El blanco de los bombarderos estadunidenses era el cuartel de la policía de El Chorrillo. Cientos de uniformados sin armamento de guerra fueron ultimados. Sus cuerpos presentaban balas en la espalda. Lo demás, el resto del barrio, fue “una baja colateral” multitudinaria. Nunca se contaron los muertos. Los marines los hicieron desaparecer, bien en fosas comunes, incinerándolos en enormes piras en la plaza, arrojándolos al mar o llevándolos en vuelos militares a la base del Pentágono en Comayagua, Honduras. Después de la invasión fueron detectadas al menos 15 tumbas masivas. Todos los cuerpos rescatados fueron enterrados como “anónimos”.

“Nos atacaron porque querían acabar con el cuartel de la policía de Noriega, sus Batallones de la Dignidad. Pero ellos fueron unos cobardes. Los únicos que hicieron frente a los marines fueron los del ejército, la infantería Macho de monte, la tropa de elite que formó el ex presidente Omar Torrijos. Mi hermano era uno de ellos. Muchos de los que aquí vivimos sabemos bien quienes nos defendieron y quienes nos dejaron morir solos”.

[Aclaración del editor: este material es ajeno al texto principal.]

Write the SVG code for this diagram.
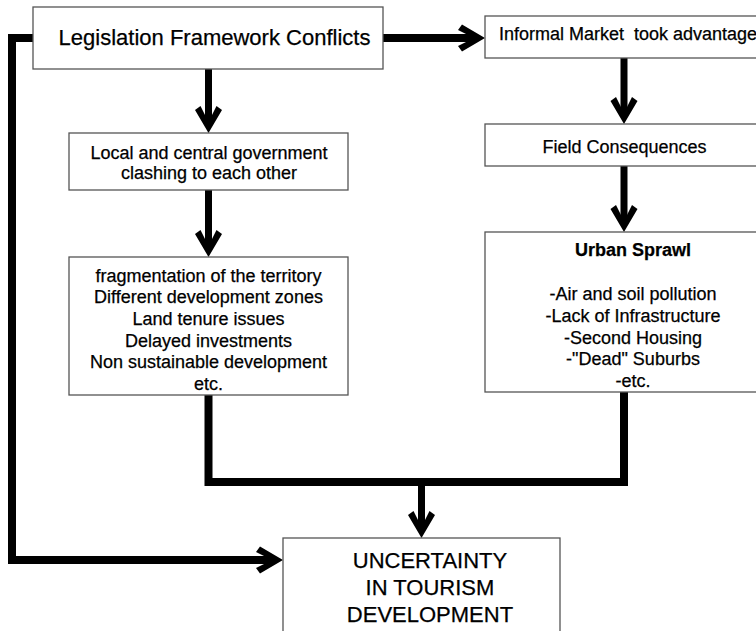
<svg xmlns="http://www.w3.org/2000/svg" width="756" height="631" viewBox="0 0 756 631">
<style>
.box{fill:#fff;stroke:#555;stroke-width:1.3}
.t{font-family:"Liberation Sans",Arial,sans-serif;fill:#000;text-anchor:middle;stroke:#000;stroke-width:0.25}
.s18{font-size:18px}
.s22{font-size:22px}
.b{font-weight:bold}
.ln{fill:none;stroke:#000;stroke-width:8;stroke-linejoin:miter}
.lv{fill:none;stroke:#000;stroke-width:7;stroke-linejoin:miter}
</style>
<defs>
<marker id="ah" markerUnits="userSpaceOnUse" markerWidth="40" markerHeight="40" viewBox="-20 -20 40 40" refX="0" refY="0" orient="auto" overflow="visible">
<polygon points="8,0 -15,-13.5 -19,-8 -3,0 -19,8 -15,13.5" fill="#000"/>
</marker>
</defs>
<rect width="756" height="631" fill="#fff"/>
<g id="connectors">
<polyline class="ln" points="33,38 12,38 12,560 275,560" marker-end="url(#ah)"/>
<line class="ln" x1="383" y1="38" x2="477" y2="38" marker-end="url(#ah)"/>
<line class="lv" x1="208.5" y1="68" x2="208.5" y2="125" marker-end="url(#ah)"/>
<line class="lv" x1="208.5" y1="190" x2="208.5" y2="249" marker-end="url(#ah)"/>
<line class="lv" x1="624" y1="58" x2="624" y2="116" marker-end="url(#ah)"/>
<line class="lv" x1="624" y1="166" x2="624" y2="224" marker-end="url(#ah)"/>
<polyline class="ln" points="208.5,395 208.5,482 624,482 624,392"/>
<line class="lv" x1="421.5" y1="482" x2="421.5" y2="530" marker-end="url(#ah)"/>
</g>
<g id="legislation">
<rect class="box" x="33" y="7" width="350" height="62"/>
<text class="t s22" x="214.5" y="45">Legislation Framework Conflicts</text>
</g>
<g id="government">
<rect class="box" x="69" y="133" width="279" height="57"/>
<text class="t s18" x="209" y="159">Local and central government</text>
<text class="t s18" x="209" y="179">clashing to each other</text>
</g>
<g id="fragmentation">
<rect class="box" x="69" y="257" width="279" height="138"/>
<text class="t s18" x="208.5" y="281.5">fragmentation of the territory</text>
<text class="t s18" x="208.5" y="303.2">Different development zones</text>
<text class="t s18" x="208.5" y="324.9">Land tenure issues</text>
<text class="t s18" x="208.5" y="346.6">Delayed investments</text>
<text class="t s18" x="208.5" y="368.3">Non sustainable development</text>
<text class="t s18" x="208.5" y="390">etc.</text>
</g>
<g id="informal">
<rect class="box" x="485" y="16" width="290" height="42"/>
<text class="t s18" x="499" y="40" style="text-anchor:start;white-space:pre" xml:space="preserve">Informal Market  took advantage</text>
</g>
<g id="field">
<rect class="box" x="485" y="124" width="290" height="42"/>
<text class="t s18" x="624.5" y="153">Field Consequences</text>
</g>
<g id="sprawl">
<rect class="box" x="485" y="232" width="296" height="160"/>
<text class="t s18 b" x="633" y="256">Urban Sprawl</text>
<text class="t s18" x="633" y="300">-Air and soil pollution</text>
<text class="t s18" x="633" y="321.8">-Lack of Infrastructure</text>
<text class="t s18" x="633" y="343.6">-Second Housing</text>
<text class="t s18" x="633" y="365.4">-"Dead" Suburbs</text>
<text class="t s18" x="633" y="387.2">-etc.</text>
</g>
<g id="uncertainty">
<rect class="box" x="283" y="538" width="277" height="100"/>
<text class="t s22" x="430" y="568">UNCERTAINTY</text>
<text class="t s22" x="430" y="595">IN TOURISM</text>
<text class="t s22" x="430" y="622">DEVELOPMENT</text>
</g>
</svg>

Muchos familiares de las tropas macho de monte siguen viviendo en El Chorrillo, en edificios multifamiliares que proliferan donde antes hubo vecindades de madera.





Resulta que en 1989 el presidente de Panamá era un militar que había sido agente de la CIA y amigo del presidente estadunidense George Bush padre. Pero Bush padre se había hartado de su general Manuel Antonio Noriega, metido hasta las orejas en el negocio de las drogas, y quería deshacerse de él. Entonces mandó 26 mil marines de la 82 división aerotransportada de la nación más poderosa del mundo a invadir el país y capturar al renegado general.

El 20 de diciembre fue el desembarco. Por toda la ciudad cayeron paracaídas con marines. El golpe más cruel se produjo en El Chorrillo. El sismógrafo de la Universidad de Panamá registró en las primeras 13 horas la vibración de 422 bombas al impactarse contra los edificios. Tanta sacudida averió el sismógrafo. El ataque continuó.

“Este edificio que usted ve ahí –señala el hombre que salió por el pan—es el único que quedó de pie. Ahí vivo yo. Este otro –frente al monumento—se quemó todito”.

Ese otro fue una vecindad con historia. Le llamaban La Casa de Piedra. Y ahí nació el mayor deportista que ha tenido Panamá en su historia, el boxeador Roberto Mano de Piedra Durán (por cierto, hijo de un cocinero de barco de origen mexicano).

Los vecinos del inmueble sí tienen memoria. Uno de ellos improvisa en un costado su propio periódico mural con recortes de revistas viejas que recuerdan cómo era el edificio antes de la invasión; fotografías de Mano de Piedra posando frente a la vecindad al lado de su prodigioso Rolls Royce; añosos reportajes sobre los Tratados Torrijos-Carter que acordaron en 1977 que apenas entrara el siglo 21, Estados Unidos devolvería a Panamá su soberanía sobre el canal. Y otra hoja de periódico que se desintegra inexorablemente en la intemperie, aferrada con un masquinteip a la pared que la alberga y que proclama: “25 años de la invasión: atreverse a recordar”.

Porque fuera de los habitantes de El Chorrillo, en Panamá y el resto de América, nadie se atreve todavía.